Visual Car Brand Classification by Implementing a Synthetic Image Dataset Creation Pipeline
Jan Lippemeier, Stefanie Hittmeyer, Oliver Niehörster, Markus Lange-Hegermann
TL;DR
This work tackles data scarcity in car-brand classification from real traffic footage by proposing an automated pipeline that generates labeled synthetic images with Stable Diffusion and validates them through YOLOv8 bounding-box detection. The method uses German vehicle-registration data to construct a balanced label distribution, generates images in Text-to-Image and Image-to-Image modes, crops to single-car regions, and trains a ResNet-18 classifier in a transfer-learning setup. Key findings show that a synthetic-data-only approach can achieve up to 75% accuracy on real-world tests when using a large, diverse synthetic dataset and combining diffusion modes, albeit with biases toward common brands and notable domain gaps. The approach promises rapid dataset creation without manual labeling, offering practical benefits for data-scarce computer vision tasks while highlighting areas for improvement in bias mitigation and generalization.
Abstract
Recent advancements in machine learning, particularly in deep learning and object detection, have significantly improved performance in various tasks, including image classification and synthesis. However, challenges persist, particularly in acquiring labeled data that accurately represents specific use cases.

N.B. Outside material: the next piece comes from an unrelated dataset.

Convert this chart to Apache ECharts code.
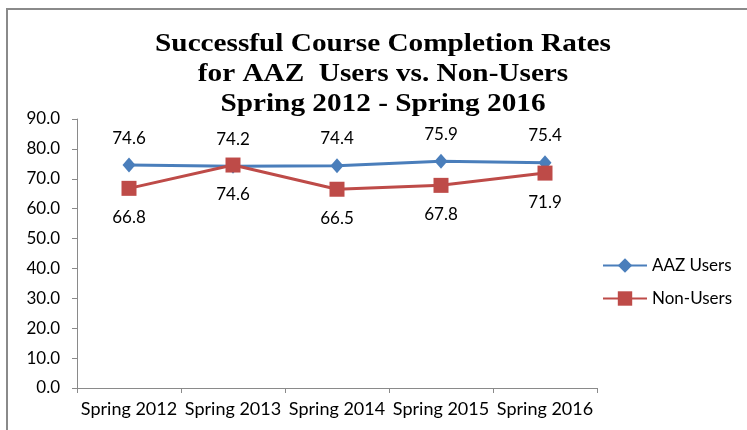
<!DOCTYPE html>
<html><head><meta charset="utf-8">
<script src="https://cdn.jsdelivr.net/npm/echarts@6/dist/echarts.min.js"></script>
<style>html,body{margin:0;padding:0;background:#fff}#c{width:747px;height:430px}</style>
</head><body><div id="c"></div>
<script>
const categories = ['Spring 2012','Spring 2013','Spring 2014','Spring 2015','Spring 2016'];
const aazUsers = [74.6, 74.2, 74.4, 75.9, 75.4];
const nonUsers = [66.8, 74.6, 66.5, 67.8, 71.9];
const seriesNames = ['AAZ Users','Non-Users'];
const titleText = 'Successful Course Completion Rates\nfor AAZ  Users vs. Non-Users\nSpring 2012 - Spring 2016';

const chart = echarts.init(document.getElementById('c'), null, {renderer:'canvas'});
const font = 'Lato, "Open Sans", sans-serif';
chart.setOption({
  animation:false,
  backgroundColor:'#fff',
  graphic:[
    {type:'rect',shape:{x:7,y:9,width:800,height:500},style:{fill:'none',stroke:'#8a8a8a',lineWidth:2},silent:true},
    {type:'text',x:383,y:30,scaleX:1.17,style:{text:titleText,textAlign:'center',textVerticalAlign:'top',
      fontFamily:'"Liberation Serif", serif',fontWeight:'bold',fontSize:25,lineHeight:30,fill:'#000'}}
  ],
  legend:{orient:'vertical',left:597,top:252,itemGap:16,itemWidth:44,itemHeight:18,
    textStyle:{fontFamily:font,fontSize:17,color:'#000'},
    data:seriesNames},
  grid:{left:77,right:150,top:119,bottom:42,containLabel:false},
  xAxis:{type:'category',data:categories,boundaryGap:true,
    axisLine:{lineStyle:{color:'#8a8a8a',width:1}},
    axisTick:{show:true,length:5,lineStyle:{color:'#8a8a8a'}},
    axisLabel:{fontFamily:font,fontSize:18,color:'#000',margin:12,interval:0}},
  yAxis:{type:'value',min:0,max:90,interval:10,
    axisLine:{show:true,lineStyle:{color:'#8a8a8a'}},
    axisTick:{show:true,length:5,lineStyle:{color:'#8a8a8a'}},
    splitLine:{show:false},
    axisLabel:{fontFamily:font,fontSize:17,color:'#000',margin:17,formatter:v=>v.toFixed(1)}},
  series:[
    {name:seriesNames[0],type:'line',data:aazUsers,symbol:'diamond',symbolSize:[13,15],
      lineStyle:{color:'#4A7EBB',width:3},itemStyle:{color:'#4A7EBB'},
      label:{show:true,position:'top',distance:11,fontFamily:font,fontSize:17,color:'#000',formatter:p=>p.value.toFixed(1)}},
    {name:seriesNames[1],type:'line',data:nonUsers,symbol:'rect',symbolSize:15,
      lineStyle:{color:'#BE4B48',width:3},itemStyle:{color:'#BE4B48'},
      label:{show:true,position:'bottom',distance:13,fontFamily:font,fontSize:17,color:'#000',formatter:p=>p.value.toFixed(1)}}
  ]
});
</script></body></html>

In this work, we propose an automatic pipeline for generating synthetic image datasets using Stable Diffusion, an image synthesis model capable of producing highly realistic images. We leverage YOLOv8 for automatic bounding box detection and quality assessment of synthesized images. Our contributions include demonstrating the feasibility of training image classifiers solely on synthetic data, automating the image generation pipeline, and describing the computational requirements for our approach. We evaluate the usability of different modes of Stable Diffusion and achieve a classification accuracy of 75%.